Source data:
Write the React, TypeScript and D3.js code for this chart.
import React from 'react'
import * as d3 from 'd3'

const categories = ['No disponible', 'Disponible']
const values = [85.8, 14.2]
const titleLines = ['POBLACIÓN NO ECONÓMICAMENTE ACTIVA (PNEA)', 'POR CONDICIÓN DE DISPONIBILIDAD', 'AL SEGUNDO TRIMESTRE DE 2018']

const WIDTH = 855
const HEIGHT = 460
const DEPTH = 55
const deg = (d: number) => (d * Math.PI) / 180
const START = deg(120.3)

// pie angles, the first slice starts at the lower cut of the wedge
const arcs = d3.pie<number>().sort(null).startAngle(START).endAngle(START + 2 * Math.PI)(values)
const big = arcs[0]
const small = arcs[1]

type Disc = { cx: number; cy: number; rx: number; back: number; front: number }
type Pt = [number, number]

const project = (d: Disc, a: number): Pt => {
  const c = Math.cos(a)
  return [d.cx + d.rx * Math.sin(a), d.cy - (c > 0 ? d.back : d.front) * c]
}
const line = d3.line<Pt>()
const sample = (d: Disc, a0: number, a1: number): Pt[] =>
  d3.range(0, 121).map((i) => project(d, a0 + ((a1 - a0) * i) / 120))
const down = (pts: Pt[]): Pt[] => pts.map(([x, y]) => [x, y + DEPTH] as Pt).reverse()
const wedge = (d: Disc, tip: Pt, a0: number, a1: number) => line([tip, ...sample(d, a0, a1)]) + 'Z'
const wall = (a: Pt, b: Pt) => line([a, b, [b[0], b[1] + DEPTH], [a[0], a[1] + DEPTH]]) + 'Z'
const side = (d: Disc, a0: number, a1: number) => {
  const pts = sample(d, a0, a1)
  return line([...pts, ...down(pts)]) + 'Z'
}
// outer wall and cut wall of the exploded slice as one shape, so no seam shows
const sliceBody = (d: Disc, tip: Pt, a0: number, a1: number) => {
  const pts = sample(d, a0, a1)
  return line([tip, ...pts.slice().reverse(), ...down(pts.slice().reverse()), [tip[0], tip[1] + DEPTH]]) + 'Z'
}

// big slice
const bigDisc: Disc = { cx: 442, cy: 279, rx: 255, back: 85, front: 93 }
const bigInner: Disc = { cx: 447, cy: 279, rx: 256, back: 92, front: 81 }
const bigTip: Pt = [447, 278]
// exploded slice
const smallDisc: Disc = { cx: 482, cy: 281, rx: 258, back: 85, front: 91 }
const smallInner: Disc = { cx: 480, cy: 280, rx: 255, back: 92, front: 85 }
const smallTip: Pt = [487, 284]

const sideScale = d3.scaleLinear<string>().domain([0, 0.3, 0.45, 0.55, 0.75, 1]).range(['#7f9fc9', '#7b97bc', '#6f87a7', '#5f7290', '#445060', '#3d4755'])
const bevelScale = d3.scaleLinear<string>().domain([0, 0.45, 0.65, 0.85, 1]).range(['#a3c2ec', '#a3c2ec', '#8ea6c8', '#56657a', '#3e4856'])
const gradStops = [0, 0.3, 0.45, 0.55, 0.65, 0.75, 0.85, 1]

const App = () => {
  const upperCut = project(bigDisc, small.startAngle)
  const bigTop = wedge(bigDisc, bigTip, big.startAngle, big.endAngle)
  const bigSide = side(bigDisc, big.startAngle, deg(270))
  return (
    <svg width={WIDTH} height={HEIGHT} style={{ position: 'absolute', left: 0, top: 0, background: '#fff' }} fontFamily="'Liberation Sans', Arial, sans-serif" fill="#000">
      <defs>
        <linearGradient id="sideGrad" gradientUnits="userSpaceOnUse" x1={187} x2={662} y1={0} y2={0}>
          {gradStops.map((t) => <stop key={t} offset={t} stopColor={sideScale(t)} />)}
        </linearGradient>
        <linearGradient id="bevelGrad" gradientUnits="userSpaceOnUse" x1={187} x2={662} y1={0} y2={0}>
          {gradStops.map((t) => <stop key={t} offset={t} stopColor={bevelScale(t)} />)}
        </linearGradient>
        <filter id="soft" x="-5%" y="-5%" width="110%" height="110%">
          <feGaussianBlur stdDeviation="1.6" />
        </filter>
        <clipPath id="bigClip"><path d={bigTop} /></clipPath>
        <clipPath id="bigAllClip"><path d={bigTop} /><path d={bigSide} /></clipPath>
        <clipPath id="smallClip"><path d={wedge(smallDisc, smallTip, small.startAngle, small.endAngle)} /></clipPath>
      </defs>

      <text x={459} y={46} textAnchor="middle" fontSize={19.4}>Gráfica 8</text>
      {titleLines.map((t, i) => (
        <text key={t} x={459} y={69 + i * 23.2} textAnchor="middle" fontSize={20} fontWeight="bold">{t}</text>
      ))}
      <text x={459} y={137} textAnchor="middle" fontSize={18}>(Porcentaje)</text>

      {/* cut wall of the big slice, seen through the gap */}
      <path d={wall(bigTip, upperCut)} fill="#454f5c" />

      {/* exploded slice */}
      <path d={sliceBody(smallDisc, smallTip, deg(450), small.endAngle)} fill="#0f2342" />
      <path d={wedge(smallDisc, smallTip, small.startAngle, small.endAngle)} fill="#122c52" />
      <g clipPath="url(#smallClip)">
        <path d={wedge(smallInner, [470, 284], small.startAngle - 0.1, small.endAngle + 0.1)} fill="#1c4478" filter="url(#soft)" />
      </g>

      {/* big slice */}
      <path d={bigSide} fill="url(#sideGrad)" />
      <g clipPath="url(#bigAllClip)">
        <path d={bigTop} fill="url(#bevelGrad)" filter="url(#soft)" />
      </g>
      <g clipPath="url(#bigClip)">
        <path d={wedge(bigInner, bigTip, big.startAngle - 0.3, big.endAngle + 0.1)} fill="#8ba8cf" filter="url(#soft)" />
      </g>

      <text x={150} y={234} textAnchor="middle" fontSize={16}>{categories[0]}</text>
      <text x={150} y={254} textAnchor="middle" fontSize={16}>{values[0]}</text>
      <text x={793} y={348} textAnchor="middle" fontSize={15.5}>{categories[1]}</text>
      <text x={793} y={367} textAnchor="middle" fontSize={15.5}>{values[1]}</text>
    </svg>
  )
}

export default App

* * *

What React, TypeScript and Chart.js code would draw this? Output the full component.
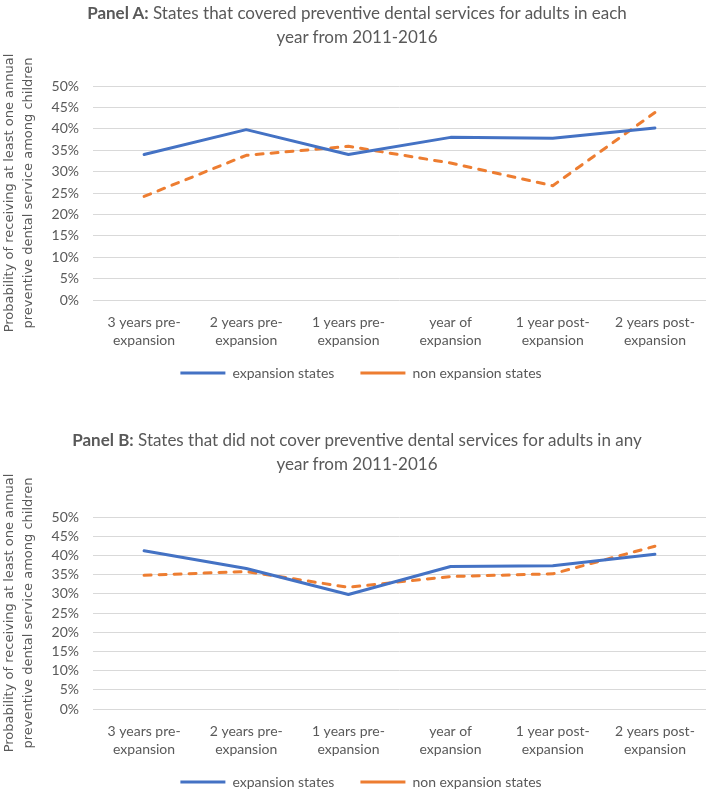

Requirements: Pick every line with "code" in it and copy it.

Output for this task:
Write the React, TypeScript and D3.js code for this chart.
What React, TypeScript and Chart.js code would draw this? Output the full component.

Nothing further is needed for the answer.